31/3/20

Rafael Berrio: adiós a la bohemia



No hay consuelo. Se fue Rafael Berrio y algunos nos quedamos en silencio. Víctima de un cáncer, hasta en eso fue a contracorriente. Mientras lloramos a los muertos por la última pandemia global él se muere de la más vieja de todas, de aquella que los periódicos omiten en sus titulares, de la que nadie quiere hablar por miedo a tentar a la bicha. Y es que Berrio siempre fue así.

Venerado por muchos de sus compañeros de gremio, no sería hasta el otoño de su vida cuando empezaría a recoger los frutos de una vida dedicada a la composición. Sin muchos alardeos, eso sí. Su figura nunca pasó del boca a boca, del círculo de enterados que intercambiaban sus discos como si se tratara de material de contrabando. Quizás por ello le colocaron el sambenito de poeta maldito. Él, no se sabe muy bien si por educación o por humildad, se lo tomaba a sorna. Seguía con su idea de componer una zarzuela de tocador o una canción sencilla, armada con apenas unas pocas palabras sacadas de un libro de Pío Baroja o Ciorán.

Donostiarra de nacimiento, participó de alguna manera en los vaivenes musicales que inundaron el panorama vasco y nacional en las últimas décadas. Formado en la escuela new-wave, nunca le hizo ascos a la belleza de una canción pop y luminosa y compuso alguna que terminaría apareciendo en las listas de éxitos, aunque nunca bajo su nombre. Él prefirió mantener esa carrera guadianesca, siempre independiente, intermitente quizás, pero brillante siempre que lograba dar frutos en forma de disco. La paciencia siempre fue una de sus virtudes.
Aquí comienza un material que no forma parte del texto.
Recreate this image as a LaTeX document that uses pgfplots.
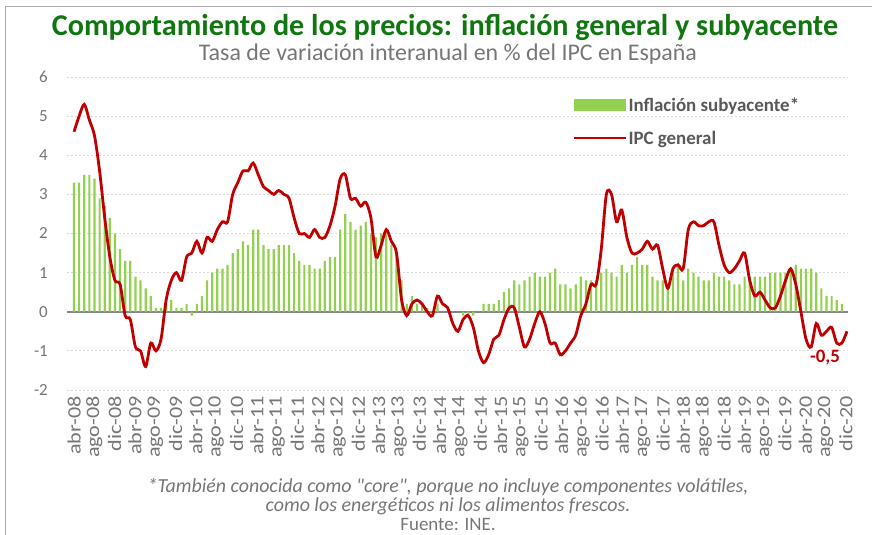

Al menos hasta que llegó a la madurez y decidió pisar el acelerador. Con cuatro álbumes en la última década, su nombre comenzó a aparecer en las listas de críticos del mundillo. Curioso teniendo en cuenta Diarios y 1971, aquellos dos discos de color sepia de comienzos de los dosmildiez, vestían ropajes de chanson francesa y bohemia de diván. Demodé, que diría el propio Berrio. Sin embargo había algo en las letras del vasco que mantenían el nervio al que nos tenía acostumbrados. Canciones como Santos Mártires Yonkis o La Alegría de Vivir se convertirían en imprescindibles en sus esporádicos recitales en vivo.

Con Paradoja, editado en 2015, volvería la formación guitarra-bajo-batería. Álbum eminentemente eléctrico, su existencialismo de piel rockera le emparejaba con tipos como Lou Reed. Vibrante en su disección de la naturaleza humana, fue elegido mejor disco nacional en alguna revista del ramo. Quizás por ello para la continuación Berrio decidió bajarse del burro. Niño Futuro, a la postre su último trabajo, endulzaba el envoltorio de Paradoja. Al menos en lo melódico. Los textos del donostiarra permanecían afilados, certeros en su brillantez.
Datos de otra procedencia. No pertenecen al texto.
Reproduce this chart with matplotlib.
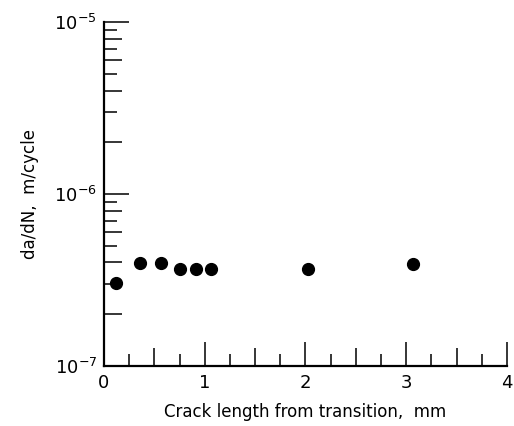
import numpy as np
import matplotlib
matplotlib.use("Agg")
import matplotlib.pyplot as plt
from matplotlib.ticker import FixedLocator, FuncFormatter

plt.rcParams['font.family'] = ['DejaVu Sans']

# Data
crack_length = [0.12, 0.36, 0.57, 0.75, 0.91, 1.06, 2.02, 3.07]
growth_rate = [3.03e-7, 3.98e-7, 3.98e-7, 3.66e-7, 3.66e-7, 3.66e-7, 3.66e-7, 3.93e-7]

x_labels = [0, 1, 2, 3, 4]
decades = [1e-7, 1e-6, 1e-5]

fig = plt.figure(figsize=(5.14, 4.26), dpi=100)
ax = fig.add_axes([0.2023, 0.1416, 0.7841, 0.8064])

ax.plot(crack_length, growth_rate, 'o', color='black', markersize=8.5)

ax.set_yscale('log')
ax.set_xlim(0, 4)
ax.set_ylim(1e-7, 1e-5)

for side in ['top', 'right']:
    ax.spines[side].set_visible(False)
for side in ['left', 'bottom']:
    ax.spines[side].set_linewidth(1.6)

# x ticks: integers long, halves medium, quarters short
x_major = np.arange(0, 4.01, 0.5)
x_minor = np.arange(0.25, 4, 0.5)
ax.xaxis.set_major_locator(FixedLocator(x_major))
ax.xaxis.set_minor_locator(FixedLocator(x_minor))
ax.xaxis.set_major_formatter(FuncFormatter(
    lambda v, p: f"{int(v)}" if abs(v - round(v)) < 1e-6 else ""))

# y ticks: decades long, even multiples medium, odd multiples short
y_major = []
y_minor = []
for d in decades[:-1]:
    y_major += [d, 2 * d, 4 * d, 6 * d, 8 * d]
    y_minor += [3 * d, 5 * d, 7 * d, 9 * d]
y_major.append(decades[-1])
ax.yaxis.set_major_locator(FixedLocator(y_major))
ax.yaxis.set_minor_locator(FixedLocator(y_minor))
ax.yaxis.set_major_formatter(FuncFormatter(
    lambda v, p: r"$10^{%d}$" % round(np.log10(v))
    if abs(np.log10(v) - round(np.log10(v))) < 1e-6 else ""))
ax.yaxis.set_minor_formatter(FuncFormatter(lambda v, p: ""))

ax.tick_params(which='major', direction='in', length=13, width=1.1,
               labelsize=13, colors='black')
ax.tick_params(which='minor', direction='in', length=9, width=1.1)
ax.tick_params(axis='x', which='major', pad=6)
ax.tick_params(axis='y', which='major', pad=5)

for t, v in zip(ax.xaxis.get_major_ticks(len(x_major)), x_major):
    if abs(v - round(v)) < 1e-6:
        t.tick1line.set_markersize(17)
for t, v in zip(ax.yaxis.get_major_ticks(len(y_major)), y_major):
    if abs(np.log10(v) - round(np.log10(v))) < 1e-6:
        t.tick1line.set_markersize(18)

ax.set_xlabel("Crack length from transition,  mm", fontsize=12, labelpad=8)
ax.set_ylabel("da/dN,  m/cycle", fontsize=12, labelpad=11)

fig.savefig("out.png", dpi=100, facecolor='white')
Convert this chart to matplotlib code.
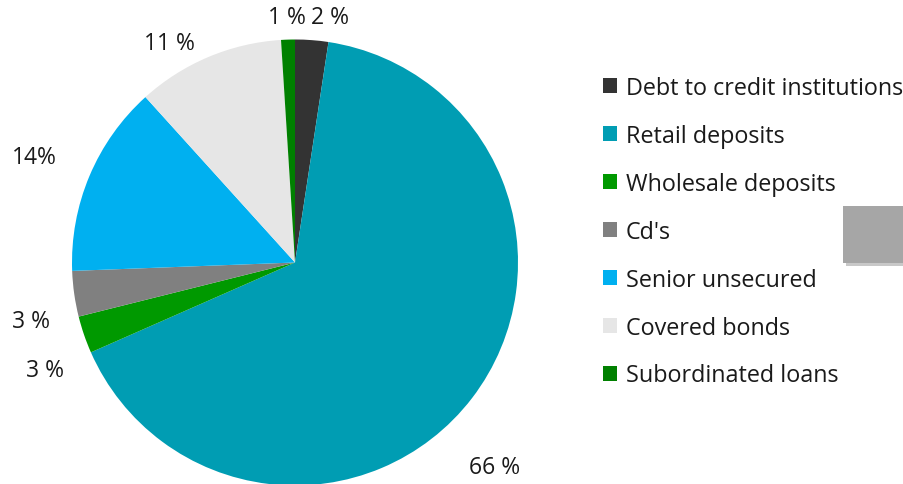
import numpy as np
import matplotlib.pyplot as plt
from matplotlib.patches import Rectangle

# ============================================================================================
# Data
categories = ["Debt to credit institutions", "Retail deposits", "Wholesale deposits",
              "Cd's", "Senior unsecured", "Covered bonds", "Subordinated loans"]
shares = [2.4, 66.0, 2.7, 3.3, 13.9, 10.7, 1.0]
share_labels = ["2 %", "66 %", "3 %", "3 %", "14%", "11 %", "1 %"]
colors = ["#333333", "#009DB3", "#009900", "#808080", "#00B0F0", "#E6E6E6", "#008000"]

# label spots (data coords, pie radius = 1)
label_pos = [(0.155, 1.103), (0.895, -0.915), (-1.119, -0.483), (-1.182, -0.262),
             (-1.168, 0.475), (-0.563, 0.985), (-0.034, 1.103)]

# ============================================================================================
# Plot
plt.rcParams['font.family'] = ['Open Sans', 'DejaVu Sans']

W, H = 904, 485
fig = plt.figure(figsize=(W / 100, H / 100), dpi=100)
ax = fig.add_axes([0, 0, 1, 1])

R = 223.0
cx, cy = 295.0, 263.5
xmin = -cx / R
ymin = -(H - cy) / R

wedges, _ = ax.pie(shares, colors=colors, startangle=90, counterclock=False,
                   radius=1, center=(0, 0), frame=True)
ax.set_xlim(xmin, xmin + W / R)
ax.set_ylim(ymin, ymin + H / R)
ax.set_aspect('equal')
ax.axis('off')

for txt, (x, y) in zip(share_labels, label_pos):
    ax.text(x, y, txt, ha='center', va='center', fontsize=16.5, color='#1a1a1a')

leg = ax.legend(wedges, categories, loc='upper left',
                bbox_to_anchor=(603 / W, 1 - 77 / H), bbox_transform=fig.transFigure,
                frameon=False, fontsize=16.8, handlelength=0.6, handleheight=0.6,
                handletextpad=0.38, labelspacing=1.025, borderaxespad=0, borderpad=0)
for t in leg.get_texts():
    t.set_color('#1a1a1a')

# grey box on the right
fig.patches.append(Rectangle((846 / W, 1 - 267 / H), 60 / W, 57 / H,
                             transform=fig.transFigure, facecolor='#C8C8C8',
                             edgecolor='none', zorder=1))
fig.patches.append(Rectangle((843 / W, 1 - 264 / H), 61 / W, 57 / H,
                             transform=fig.transFigure, facecolor='#A6A6A6',
                             edgecolor='none', zorder=2))

fig.savefig("out.png", dpi=100)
Podríamos decir que con él se va una especie en el panorama nacional. Aunque él nunca aspiró a tal cosa. Practicó la figura del intelectual sin caer en lo relamido o lo sabiondo. Su perfil basculaba entre el bonvivant amante de los placeres más terrenales y la frugalidad del monje benedictino. Parecía escoger cada una de sus palabras como si de ello dependiera el mundo. Y al mismo tiempo siempre permaneció humilde, consciente de que su profesión, la de compositor de textos y canciones, era menor, quizás superflua para muchos. Sus canciones hacían del mundo un lugar más habitable.